### Data block
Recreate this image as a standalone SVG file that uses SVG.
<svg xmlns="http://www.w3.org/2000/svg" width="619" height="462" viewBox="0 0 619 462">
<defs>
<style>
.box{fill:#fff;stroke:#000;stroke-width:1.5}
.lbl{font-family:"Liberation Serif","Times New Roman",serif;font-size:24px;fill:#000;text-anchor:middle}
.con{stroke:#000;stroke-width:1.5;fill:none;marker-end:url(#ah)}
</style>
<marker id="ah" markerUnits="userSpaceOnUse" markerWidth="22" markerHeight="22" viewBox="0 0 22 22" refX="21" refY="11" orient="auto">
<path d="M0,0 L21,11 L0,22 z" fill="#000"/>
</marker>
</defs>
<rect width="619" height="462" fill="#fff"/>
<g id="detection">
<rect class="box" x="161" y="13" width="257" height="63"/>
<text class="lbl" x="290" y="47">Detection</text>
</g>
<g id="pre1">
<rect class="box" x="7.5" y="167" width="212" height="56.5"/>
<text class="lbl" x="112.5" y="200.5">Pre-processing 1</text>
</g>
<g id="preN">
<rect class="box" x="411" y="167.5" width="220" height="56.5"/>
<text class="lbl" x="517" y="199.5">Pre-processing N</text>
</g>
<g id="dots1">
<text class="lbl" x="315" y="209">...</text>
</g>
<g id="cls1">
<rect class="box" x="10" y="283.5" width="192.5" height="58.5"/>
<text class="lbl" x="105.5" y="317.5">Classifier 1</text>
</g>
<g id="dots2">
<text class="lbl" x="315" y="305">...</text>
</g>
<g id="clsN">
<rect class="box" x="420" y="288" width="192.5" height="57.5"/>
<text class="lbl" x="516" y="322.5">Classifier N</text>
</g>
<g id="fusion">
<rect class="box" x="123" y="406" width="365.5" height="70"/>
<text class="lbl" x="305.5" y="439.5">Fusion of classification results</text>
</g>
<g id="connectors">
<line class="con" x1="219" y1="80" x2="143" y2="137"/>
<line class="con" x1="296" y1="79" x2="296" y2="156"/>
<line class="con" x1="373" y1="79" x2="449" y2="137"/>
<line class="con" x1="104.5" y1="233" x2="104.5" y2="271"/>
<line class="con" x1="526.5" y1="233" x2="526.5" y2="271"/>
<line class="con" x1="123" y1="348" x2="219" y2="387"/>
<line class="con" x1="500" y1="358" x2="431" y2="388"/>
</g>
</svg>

### Work to do
Copy all the lines, exactly.

### Exercise response
Recreate this image as a standalone SVG file that uses SVG.
<svg xmlns="http://www.w3.org/2000/svg" width="619" height="462" viewBox="0 0 619 462">
<defs>
<style>
.box{fill:#fff;stroke:#000;stroke-width:1.5}
.lbl{font-family:"Liberation Serif","Times New Roman",serif;font-size:24px;fill:#000;text-anchor:middle}
.con{stroke:#000;stroke-width:1.5;fill:none;marker-end:url(#ah)}
</style>
<marker id="ah" markerUnits="userSpaceOnUse" markerWidth="22" markerHeight="22" viewBox="0 0 22 22" refX="21" refY="11" orient="auto">
<path d="M0,0 L21,11 L0,22 z" fill="#000"/>
</marker>
</defs>
<rect width="619" height="462" fill="#fff"/>
<g id="detection">
<rect class="box" x="161" y="13" width="257" height="63"/>
<text class="lbl" x="290" y="47">Detection</text>
</g>
<g id="pre1">
<rect class="box" x="7.5" y="167" width="212" height="56.5"/>
<text class="lbl" x="112.5" y="200.5">Pre-processing 1</text>
</g>
<g id="preN">
<rect class="box" x="411" y="167.5" width="220" height="56.5"/>
<text class="lbl" x="517" y="199.5">Pre-processing N</text>
</g>
<g id="dots1">
<text class="lbl" x="315" y="209">...</text>
</g>
<g id="cls1">
<rect class="box" x="10" y="283.5" width="192.5" height="58.5"/>
<text class="lbl" x="105.5" y="317.5">Classifier 1</text>
</g>
<g id="dots2">
<text class="lbl" x="315" y="305">...</text>
</g>
<g id="clsN">
<rect class="box" x="420" y="288" width="192.5" height="57.5"/>
<text class="lbl" x="516" y="322.5">Classifier N</text>
</g>
<g id="fusion">
<rect class="box" x="123" y="406" width="365.5" height="70"/>
<text class="lbl" x="305.5" y="439.5">Fusion of classification results</text>
</g>
<g id="connectors">
<line class="con" x1="219" y1="80" x2="143" y2="137"/>
<line class="con" x1="296" y1="79" x2="296" y2="156"/>
<line class="con" x1="373" y1="79" x2="449" y2="137"/>
<line class="con" x1="104.5" y1="233" x2="104.5" y2="271"/>
<line class="con" x1="526.5" y1="233" x2="526.5" y2="271"/>
<line class="con" x1="123" y1="348" x2="219" y2="387"/>
<line class="con" x1="500" y1="358" x2="431" y2="388"/>
</g>
</svg>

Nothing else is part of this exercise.